Evaluation and treatment of symptoms of depression may improve or maintain cognitive functioning in some older patients diagnosed with mild cognitive impairment, according to a new study co-authored by a Boston University School of Public Health (BUSPH) researcher.
The study, published in the Journal of Alzheimer’s Disease, demonstrated that measuring neuropsychiatric symptoms such as depression, anxiety, agitation, and irritability helps to predict who will progress from normal cognition (NC) to Mild Cognitive Impairment (MCI), and then who will either progress from MCI to Alzheimer’s disease (AD) dementia or revert back to NC.
“Although further research is needed, these results will help design better clinical trial studies for Alzheimer’s disease in the future,” says Dr. Yorghos Tripodis, research associate professor of biostatistics at BUSPH.
The researchers analyzed data from 6,763 individuals participating in research studies at 34 Alzheimer’s Disease Centers across the U.S. that are currently or were previously funded by the National Institute on Aging. The participants, whose average age was 72, received annual neurologic examinations and evaluations of their memory and cognitive functioning as well as their neuropsychiatric symptoms. Partners (e.g. significant others) also rated participants’ neuropsychiatric symptoms and level of functioning. Participants were diagnosed at each evaluation as either cognitively normal, MCI, or AD dementia by teams of doctors. All participants in this study were cognitively normal at the time of their first examination and were then followed from 2 to 12 years, with an average of 5 years.

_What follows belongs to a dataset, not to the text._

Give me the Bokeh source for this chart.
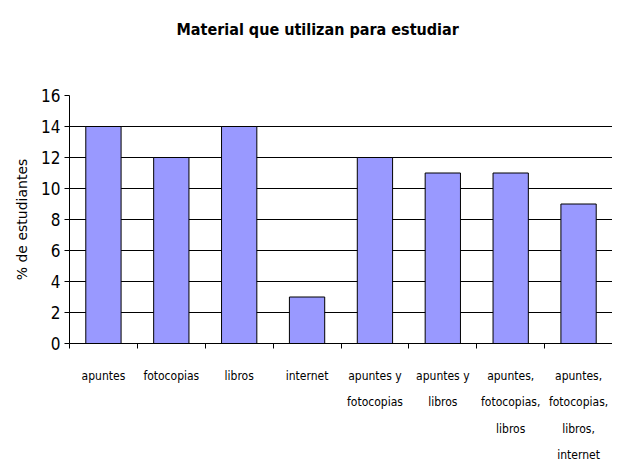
from bokeh.plotting import figure
from bokeh.models import Range1d, FixedTicker, Title
from bokeh.embed import file_html
from bokeh.resources import INLINE

categories = ["apuntes", "fotocopias", "libros", "internet",
              "apuntes y\nfotocopias", "apuntes y\nlibros",
              "apuntes,\nfotocopias,\nlibros", "apuntes,\nfotocopias,\nlibros,\ninternet"]
values = [14, 12, 14, 3, 12, 11, 11, 9]
y_ticks = [0, 2, 4, 6, 8, 10, 12, 14, 16]
title_text = "Material que utilizan para estudiar"

NARROW = "DejaVu Sans Condensed"

n = len(categories)
centers = [i + 0.5 for i in range(n)]
bounds = list(range(n + 1))

p = figure(width=612, height=465, output_backend="svg", toolbar_location=None,
           x_range=Range1d(0, n), y_range=Range1d(0, 16), title=None,
           min_border_left=69, min_border_right=0, min_border_top=95,
           min_border_bottom=121)

spacer = Title(text=" ", text_font_size="1px", standoff=54)
main_title = Title(text=title_text, text_font=NARROW, text_font_size="16px",
                   text_font_style="bold", text_color="black",
                   align="left", offset=107, standoff=0)
p.add_layout(spacer, "above")
p.add_layout(main_title, "above")

p.vbar(x=centers, top=values, width=0.52, bottom=0,
       fill_color="#9999FF", line_color="black", line_width=1)

p.outline_line_color = None
p.background_fill_color = "white"

p.xgrid.grid_line_color = None
p.ygrid.ticker = FixedTicker(ticks=y_ticks)
p.ygrid.grid_line_color = "black"
p.ygrid.level = "underlay"

xa = p.xaxis[0]
xa.ticker = FixedTicker(ticks=centers, minor_ticks=bounds)
xa.major_label_overrides = {c: lab for c, lab in zip(centers, categories)}
xa.major_tick_out = 0
xa.major_tick_in = 0
xa.minor_tick_out = 5
xa.minor_tick_in = 0
xa.minor_tick_line_color = "black"
xa.axis_line_color = "black"
xa.major_label_text_font = NARROW
xa.major_label_text_font_size = "12px"
xa.major_label_text_line_height = 1.9
xa.major_label_standoff = 20
xa.major_label_text_color = "black"

ya = p.yaxis[0]
ya.ticker = FixedTicker(ticks=y_ticks)
ya.major_tick_out = 5
ya.major_tick_in = 0
ya.minor_tick_line_color = None
ya.axis_line_color = "black"
ya.major_label_text_font = NARROW
ya.major_label_text_font_size = "17px"
ya.major_label_text_color = "black"
ya.major_label_standoff = 4
ya.axis_label = "% de estudiantes"
ya.axis_label_text_font = "DejaVu Sans"
ya.axis_label_text_font_size = "14px"
ya.axis_label_text_font_style = "normal"
ya.axis_label_text_color = "black"
ya.axis_label_standoff = 8

open("out.html", "w").write(file_html(p, INLINE))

Of the participants, 1,121 converted from NC to MCI; of those, 324 reverted back to NC and 242 progressed to AD dementia. The results showed that individuals with normal cognition were more likely to progress to MCI if they had more depression, anxiety, or other mood symptoms. Similarly, people who had progressed to MCI were more likely to progress even further to AD dementia if they had more of these neuropsychiatric symptoms. Approximately one-third of the participants who had progressed to MCI reverted back to normal cognition, and the participants who reverted back had significantly lower neuropsychiatric symptoms and a greater reduction in depression symptoms. In particular, the researchers noted that improvements in depression and mood symptoms led to a greater likelihood of cognitive improvement.